** begin DATA EXTRACT **

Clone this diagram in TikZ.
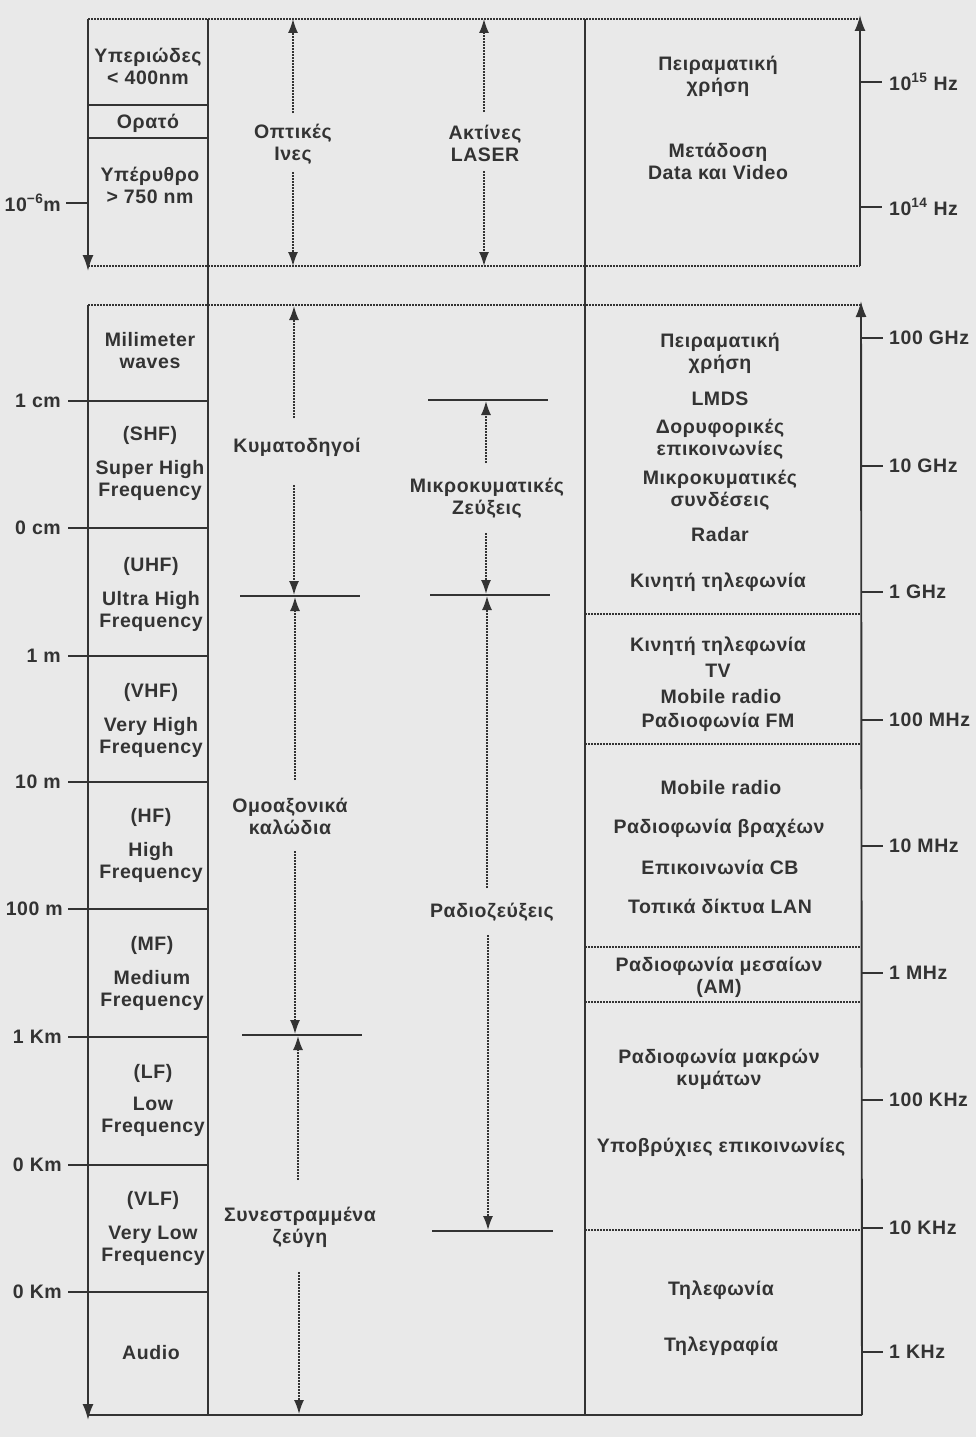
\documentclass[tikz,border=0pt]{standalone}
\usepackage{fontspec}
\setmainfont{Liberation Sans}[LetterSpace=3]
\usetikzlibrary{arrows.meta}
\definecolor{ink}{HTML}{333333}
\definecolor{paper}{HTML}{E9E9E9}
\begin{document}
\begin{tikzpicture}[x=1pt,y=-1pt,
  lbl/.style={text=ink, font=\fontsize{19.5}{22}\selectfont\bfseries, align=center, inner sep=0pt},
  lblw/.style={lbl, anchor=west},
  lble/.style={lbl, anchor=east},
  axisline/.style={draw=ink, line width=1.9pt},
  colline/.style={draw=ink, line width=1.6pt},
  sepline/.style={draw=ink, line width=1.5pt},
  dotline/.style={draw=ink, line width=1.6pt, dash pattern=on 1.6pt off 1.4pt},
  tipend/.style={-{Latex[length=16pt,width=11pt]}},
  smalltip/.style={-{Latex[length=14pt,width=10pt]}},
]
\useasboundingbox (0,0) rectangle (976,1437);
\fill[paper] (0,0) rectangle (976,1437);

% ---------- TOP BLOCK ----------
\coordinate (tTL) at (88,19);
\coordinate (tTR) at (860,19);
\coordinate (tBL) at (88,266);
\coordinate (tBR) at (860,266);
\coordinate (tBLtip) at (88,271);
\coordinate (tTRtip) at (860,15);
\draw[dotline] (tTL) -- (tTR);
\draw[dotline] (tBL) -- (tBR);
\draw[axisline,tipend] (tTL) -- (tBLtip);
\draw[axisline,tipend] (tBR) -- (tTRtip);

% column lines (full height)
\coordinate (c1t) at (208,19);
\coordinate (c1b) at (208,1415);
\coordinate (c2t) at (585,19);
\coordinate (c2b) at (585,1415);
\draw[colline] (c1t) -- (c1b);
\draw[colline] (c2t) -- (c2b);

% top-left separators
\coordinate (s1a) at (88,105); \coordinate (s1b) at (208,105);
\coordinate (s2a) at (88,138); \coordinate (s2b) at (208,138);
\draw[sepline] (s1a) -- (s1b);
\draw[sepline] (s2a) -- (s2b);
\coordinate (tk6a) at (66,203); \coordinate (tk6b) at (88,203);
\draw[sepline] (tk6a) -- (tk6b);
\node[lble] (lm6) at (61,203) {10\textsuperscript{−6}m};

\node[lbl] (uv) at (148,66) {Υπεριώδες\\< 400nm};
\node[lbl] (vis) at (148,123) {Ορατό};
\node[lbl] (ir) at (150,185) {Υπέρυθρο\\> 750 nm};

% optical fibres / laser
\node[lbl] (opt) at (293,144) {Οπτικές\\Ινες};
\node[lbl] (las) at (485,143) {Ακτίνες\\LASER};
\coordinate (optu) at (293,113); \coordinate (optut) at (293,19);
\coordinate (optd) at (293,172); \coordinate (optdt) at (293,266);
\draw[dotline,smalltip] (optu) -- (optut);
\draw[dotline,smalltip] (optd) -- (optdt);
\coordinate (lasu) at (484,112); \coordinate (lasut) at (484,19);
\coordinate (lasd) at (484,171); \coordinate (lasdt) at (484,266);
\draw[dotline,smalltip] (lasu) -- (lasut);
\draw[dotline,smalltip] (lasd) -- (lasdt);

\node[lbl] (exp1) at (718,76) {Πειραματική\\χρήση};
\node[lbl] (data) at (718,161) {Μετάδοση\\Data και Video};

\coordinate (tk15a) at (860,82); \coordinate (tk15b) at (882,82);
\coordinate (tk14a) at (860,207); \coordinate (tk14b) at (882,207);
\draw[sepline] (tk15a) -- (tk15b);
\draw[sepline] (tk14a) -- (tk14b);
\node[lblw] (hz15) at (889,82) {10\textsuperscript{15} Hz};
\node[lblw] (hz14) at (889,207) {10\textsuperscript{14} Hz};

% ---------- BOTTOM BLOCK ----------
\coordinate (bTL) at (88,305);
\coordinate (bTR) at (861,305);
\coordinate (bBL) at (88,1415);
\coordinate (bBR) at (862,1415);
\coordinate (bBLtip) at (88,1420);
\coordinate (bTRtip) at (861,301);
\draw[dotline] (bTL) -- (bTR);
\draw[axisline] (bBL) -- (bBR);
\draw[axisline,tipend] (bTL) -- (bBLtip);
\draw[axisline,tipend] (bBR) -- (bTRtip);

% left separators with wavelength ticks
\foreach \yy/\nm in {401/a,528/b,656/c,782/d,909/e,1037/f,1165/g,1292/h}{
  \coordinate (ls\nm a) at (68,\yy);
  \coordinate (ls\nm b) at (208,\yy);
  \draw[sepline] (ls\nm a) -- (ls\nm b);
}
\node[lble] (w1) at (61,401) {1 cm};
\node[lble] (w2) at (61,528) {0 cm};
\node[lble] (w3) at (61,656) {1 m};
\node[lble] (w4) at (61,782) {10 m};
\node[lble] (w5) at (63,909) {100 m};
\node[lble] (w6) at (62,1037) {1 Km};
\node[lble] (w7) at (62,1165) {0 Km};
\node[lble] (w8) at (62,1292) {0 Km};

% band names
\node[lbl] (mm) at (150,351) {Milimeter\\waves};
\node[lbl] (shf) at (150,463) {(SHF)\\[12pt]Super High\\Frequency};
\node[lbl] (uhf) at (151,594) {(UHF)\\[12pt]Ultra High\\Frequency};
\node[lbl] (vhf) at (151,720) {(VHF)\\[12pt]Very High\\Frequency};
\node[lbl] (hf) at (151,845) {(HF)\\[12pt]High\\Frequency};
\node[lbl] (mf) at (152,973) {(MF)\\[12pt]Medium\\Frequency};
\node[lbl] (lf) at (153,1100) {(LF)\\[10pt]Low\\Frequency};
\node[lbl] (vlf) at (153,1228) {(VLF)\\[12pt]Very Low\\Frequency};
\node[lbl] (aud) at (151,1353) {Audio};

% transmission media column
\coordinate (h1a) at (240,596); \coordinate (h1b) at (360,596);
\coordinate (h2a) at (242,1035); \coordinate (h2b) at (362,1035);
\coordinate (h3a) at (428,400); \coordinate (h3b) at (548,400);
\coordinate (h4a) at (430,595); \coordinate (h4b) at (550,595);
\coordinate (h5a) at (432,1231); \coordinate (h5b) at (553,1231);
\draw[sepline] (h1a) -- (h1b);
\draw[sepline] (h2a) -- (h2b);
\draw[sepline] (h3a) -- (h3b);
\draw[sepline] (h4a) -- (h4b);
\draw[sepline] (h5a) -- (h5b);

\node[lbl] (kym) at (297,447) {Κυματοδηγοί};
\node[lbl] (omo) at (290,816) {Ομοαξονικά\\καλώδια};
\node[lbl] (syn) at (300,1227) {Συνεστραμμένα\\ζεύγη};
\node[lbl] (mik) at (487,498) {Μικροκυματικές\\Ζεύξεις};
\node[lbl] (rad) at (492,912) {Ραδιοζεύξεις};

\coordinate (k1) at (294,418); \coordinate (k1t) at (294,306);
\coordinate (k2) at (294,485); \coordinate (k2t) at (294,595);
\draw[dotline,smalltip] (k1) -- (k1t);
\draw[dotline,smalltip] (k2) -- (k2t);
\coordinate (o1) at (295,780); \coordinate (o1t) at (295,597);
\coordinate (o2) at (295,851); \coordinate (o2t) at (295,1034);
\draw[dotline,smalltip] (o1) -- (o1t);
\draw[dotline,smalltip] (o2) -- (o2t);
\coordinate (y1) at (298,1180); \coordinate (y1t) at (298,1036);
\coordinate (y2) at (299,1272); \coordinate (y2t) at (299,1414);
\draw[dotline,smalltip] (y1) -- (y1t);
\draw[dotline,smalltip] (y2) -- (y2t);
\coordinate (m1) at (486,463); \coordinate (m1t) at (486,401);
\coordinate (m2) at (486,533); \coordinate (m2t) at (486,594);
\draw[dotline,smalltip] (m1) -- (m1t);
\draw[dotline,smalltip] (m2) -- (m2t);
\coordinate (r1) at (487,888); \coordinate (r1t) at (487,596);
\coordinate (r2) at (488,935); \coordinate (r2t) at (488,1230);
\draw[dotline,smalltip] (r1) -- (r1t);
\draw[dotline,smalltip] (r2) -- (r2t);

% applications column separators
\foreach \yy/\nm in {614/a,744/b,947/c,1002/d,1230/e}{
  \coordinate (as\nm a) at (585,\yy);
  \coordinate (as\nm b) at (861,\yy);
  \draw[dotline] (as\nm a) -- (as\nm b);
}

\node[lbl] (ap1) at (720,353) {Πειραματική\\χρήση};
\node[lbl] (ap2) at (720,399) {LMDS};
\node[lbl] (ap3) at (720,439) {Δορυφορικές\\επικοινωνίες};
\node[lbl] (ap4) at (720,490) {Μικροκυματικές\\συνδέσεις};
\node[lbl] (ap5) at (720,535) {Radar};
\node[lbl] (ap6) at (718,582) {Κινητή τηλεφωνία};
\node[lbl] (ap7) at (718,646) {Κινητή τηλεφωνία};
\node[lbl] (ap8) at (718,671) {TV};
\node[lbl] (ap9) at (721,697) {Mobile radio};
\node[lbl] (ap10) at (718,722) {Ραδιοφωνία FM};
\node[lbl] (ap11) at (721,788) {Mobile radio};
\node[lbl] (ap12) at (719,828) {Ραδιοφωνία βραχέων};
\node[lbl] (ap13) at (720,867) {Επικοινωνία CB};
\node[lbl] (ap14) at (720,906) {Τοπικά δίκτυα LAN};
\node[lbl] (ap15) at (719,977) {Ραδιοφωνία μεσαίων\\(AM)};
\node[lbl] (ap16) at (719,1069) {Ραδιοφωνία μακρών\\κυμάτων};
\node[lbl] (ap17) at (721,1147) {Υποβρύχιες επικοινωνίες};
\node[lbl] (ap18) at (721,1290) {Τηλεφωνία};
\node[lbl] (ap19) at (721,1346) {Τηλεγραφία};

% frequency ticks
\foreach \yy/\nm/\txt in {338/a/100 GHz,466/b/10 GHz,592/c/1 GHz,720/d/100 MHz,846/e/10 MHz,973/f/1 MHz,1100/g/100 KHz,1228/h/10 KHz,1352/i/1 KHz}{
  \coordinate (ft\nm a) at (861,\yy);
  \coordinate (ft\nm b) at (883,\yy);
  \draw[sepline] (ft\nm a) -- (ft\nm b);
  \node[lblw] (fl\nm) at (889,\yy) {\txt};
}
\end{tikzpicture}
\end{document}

** end DATA EXTRACT **

TASK OBJECTIVE —
Write out the lines from the start of the material to the line with "(tBR) -- (tTRtip);", inclusive and exactly. Skip the pictures.

RESULT OF THE EXERCISE —
Clone this diagram in TikZ.
\documentclass[tikz,border=0pt]{standalone}
\usepackage{fontspec}
\setmainfont{Liberation Sans}[LetterSpace=3]
\usetikzlibrary{arrows.meta}
\definecolor{ink}{HTML}{333333}
\definecolor{paper}{HTML}{E9E9E9}
\begin{document}
\begin{tikzpicture}[x=1pt,y=-1pt,
  lbl/.style={text=ink, font=\fontsize{19.5}{22}\selectfont\bfseries, align=center, inner sep=0pt},
  lblw/.style={lbl, anchor=west},
  lble/.style={lbl, anchor=east},
  axisline/.style={draw=ink, line width=1.9pt},
  colline/.style={draw=ink, line width=1.6pt},
  sepline/.style={draw=ink, line width=1.5pt},
  dotline/.style={draw=ink, line width=1.6pt, dash pattern=on 1.6pt off 1.4pt},
  tipend/.style={-{Latex[length=16pt,width=11pt]}},
  smalltip/.style={-{Latex[length=14pt,width=10pt]}},
]
\useasboundingbox (0,0) rectangle (976,1437);
\fill[paper] (0,0) rectangle (976,1437);

% ---------- TOP BLOCK ----------
\coordinate (tTL) at (88,19);
\coordinate (tTR) at (860,19);
\coordinate (tBL) at (88,266);
\coordinate (tBR) at (860,266);
\coordinate (tBLtip) at (88,271);
\coordinate (tTRtip) at (860,15);
\draw[dotline] (tTL) -- (tTR);
\draw[dotline] (tBL) -- (tBR);
\draw[axisline,tipend] (tTL) -- (tBLtip);
\draw[axisline,tipend] (tBR) -- (tTRtip);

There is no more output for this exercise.